Dispersal and recruitment in terrestrial versus marine environments: the benthos is not just an underwater landscape

C. Ashton Drew* and David B. Eggleston. North Carolina State University, Marine Earth & Atmospheric Sciences, Jordan Hall Box 8208, Raleigh, NC 27695, USA.

Existing landscape ecology theory has primarily been developed within terrestrial systems and has not been adequately tested in marine environments. The assumptions and methods appropriate for modeling terrestrial systems might not apply in marine environments. While terrestrial organisms generally move through a landscape, most marine organisms can utilize hydrodynamic currents to disperse over a landscape, requiring a three-dimensional conceptualization of movement patterns. We use a cellular automata model to compare recruitment success resulting from various terrestrial versus marine dispersal strategies within patchy environments. We likewise evaluate how recruitment success of a given dispersal strategy responds to landscape changes. The modeled dispersal strategies are: (1) terrestrial, where an individual may move in any direction based upon habitat preference; (2) passive marine, where an individual cannot move against or perpendicular to the current; and (3) active marine, where an individual can move in any direction but the current significantly biases potential movement. A highly successful recruitment event has a high number of settlers in suitable habitat (maximum survival) and results in a broad spatial extent of recruit distribution across the landscape (spreading risks associated with random environmental perturbations).
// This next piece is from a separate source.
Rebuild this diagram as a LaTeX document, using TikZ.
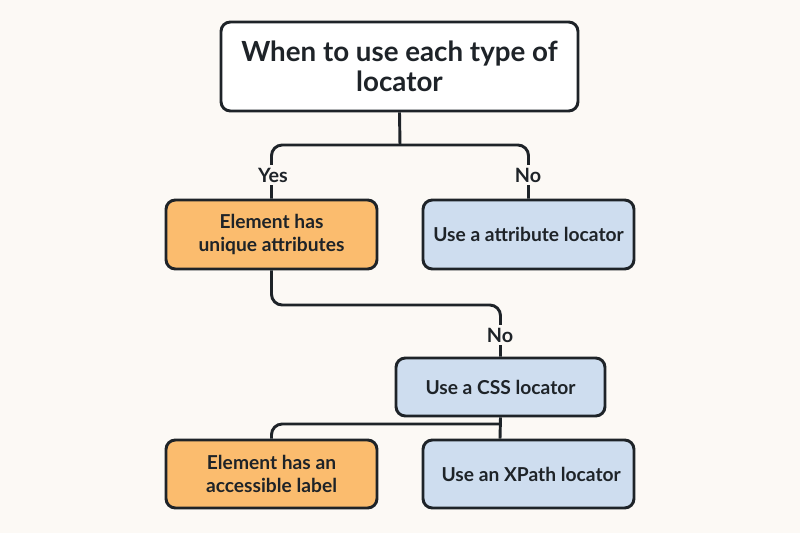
\documentclass[tikz,border=0pt]{standalone}
\usepackage{fontspec}
\setmainfont{Lato}
\definecolor{bgc}{HTML}{FCF9F5}
\definecolor{ink}{HTML}{1E2328}
\definecolor{orangec}{HTML}{FBBC6E}
\definecolor{bluec}{HTML}{CEDDEF}
\begin{document}
\begin{tikzpicture}[x=0.75pt,y=-0.75pt,
  box/.style={draw=ink, line width=2.2pt, rounded corners=7pt, align=center, text=ink,
    font=\bfseries\fontsize{14.4}{17}\selectfont, inner sep=0pt},
  titlebox/.style={box, fill=white, font=\bfseries\fontsize{20.8}{22.8}\selectfont,
    minimum width=357*0.75pt, minimum height=89*0.75pt},
  obox/.style={box, fill=orangec, minimum width=211*0.75pt, minimum height=69*0.75pt},
  bbox/.style={box, fill=bluec, minimum width=211*0.75pt, minimum height=69*0.75pt},
  conn/.style={draw=ink, line width=2.2pt, rounded corners=8pt},
  lab/.style={fill=bgc, text=ink, font=\bfseries\fontsize{14.8}{17}\selectfont, inner sep=2pt}
]
\fill[bgc] (0,0) rectangle (800,533);
\node[titlebox] (title) at (399.5,66.5) {When to use each type of\\locator};
\node[obox] (o1) at (271.5,234.5) {Element has\\unique attributes};
\node[bbox] (b1) at (528.5,234.5) {Use a attribute locator};
\node[bbox, minimum width=209*0.75pt, minimum height=58*0.75pt] (css) at (500.5,387) {Use a CSS locator};
\node[obox, minimum height=68*0.75pt] (o2) at (271.5,474) {Element has an\\accessible label};
\node[bbox, minimum height=68*0.75pt] (x2) at (528.5,474) {\hspace*{4pt}Use an XPath locator};
\coordinate (j1) at (400,145);
\coordinate (j2) at (400,305);
\coordinate (j3) at (500,424);
\draw[conn] (title.south) -- (j1);
\draw[conn] (o1.north) |- (j1) -| (b1.north);
\draw[conn] (o1.south) |- (j2) -| (css.north);
\draw[conn] (css.south) -- (j3 |- x2.north);
\draw[conn] (j3) -| (o2.north);
\node[lab] (yes) at (273,175) {Yes};
\node[lab] (no1) at (528,175) {No};
\node[lab] (no2) at (500,335) {No};
\end{tikzpicture}
\end{document}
We conclude: (1) differences in individual dispersal strategy can lead to significant differences in recruitment success within similar landscapes, and (2) the dispersal patterns and overall recruitment success of each strategy responds predictably to changes in landscape structure. We conclude with a presentation of how these modeled results can be combined with remotely sensed landscape mosaics to predict recruitment success marine species with varying dispersal capabilities, including: Nassau grouper (Epinephelus striatus), Caribbean spiny lobster (Panularis argus), Queen conch (Strombus gigas).